In this Western conference arms race, Colorado struck first, winning the 1996 Stanley Cup after knocking off Detroit in the conference final. The Wings got their revenge over Colorado in the 1997 playoffs, and Dallas became a big factor in 1998 — pushing Detroit to six games in the WCF. That all set up 1999, when Colorado outlasted Detroit in the West semis, only to blow a 3-2 lead to the eventual champion Stars in the conference final.
In 2000, things heated up even more as new players entered the rivalry, both young (Milan Hejduk, Chris Drury, Alex Tanguay, Brenden Morrow) and old (Bourque). Once again, Colorado beat Detroit in the conference semifinals, and took an early 2-1 series lead against Dallas, but came up just short in Game 7.
The Stars ended up running out of gas in the Stanley Cup Final, and they were swept out of the 2001 second round by St. Louis while Colorado won another Cup that summer. The Red Wings roared back in a huge way in 2002, signing Hull as part of building one of the most stacked teams in hockey history; they beat Colorado in their own seven-game WCF before winning the Cup over Carolina. And that was the end of the Colorado/Dallas/Detroit stranglehold over the West; the next two conference finals were Ducks/Wild and Flames/Sharks.
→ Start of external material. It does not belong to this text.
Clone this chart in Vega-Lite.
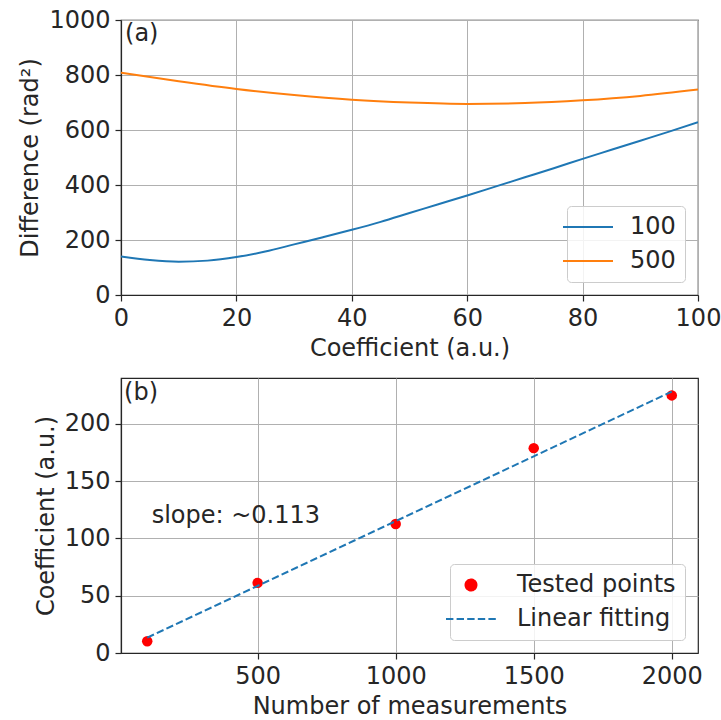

After that, the 2005 NHL lockout ended this era of hockey permanently, with the cap never again allowing such deep collections of talent to be pieced together on the same roster. But that wasn’t before one more big postseason showdown between Dallas and Colorado, this time in Round 1 of the 2004 playoffs.
This one featured a couple of teams that were reloaded from the previous era of dominance — Dallas’ two best players by GAR were Bill Guerin and Jason Arnott, and who doesn’t remember the Avs’ Paul Kariya/Teemu Selanne experiment? — yet still contained names like Modano, Zubov, Sakic and Forsberg. The record will show that Colorado won the series in five games, but Games 3-4 gave us that old rivalry feeling again, with the former going to a single overtime and the latter lasting into double OT:
While the teams met again on the other side of the lockout, another 4-1 Colorado series win, things weren’t the same after that last gasp. Both teams lost to Detroit’s ongoing powerhouse in the 2008 playoffs — Colorado in the West semis, Dallas in the conference final — but neither made the ‘09 postseason field, and it took each franchise a while to return to prominence. The teams that meet now, as they also did last year, are exemplars of their own era of NHL team-building, with prototypical modern stars like Cale Makar, Nathan MacKinnon, Robertson (when healthy) and Mikko Rantanen — who played for both squads4 this season.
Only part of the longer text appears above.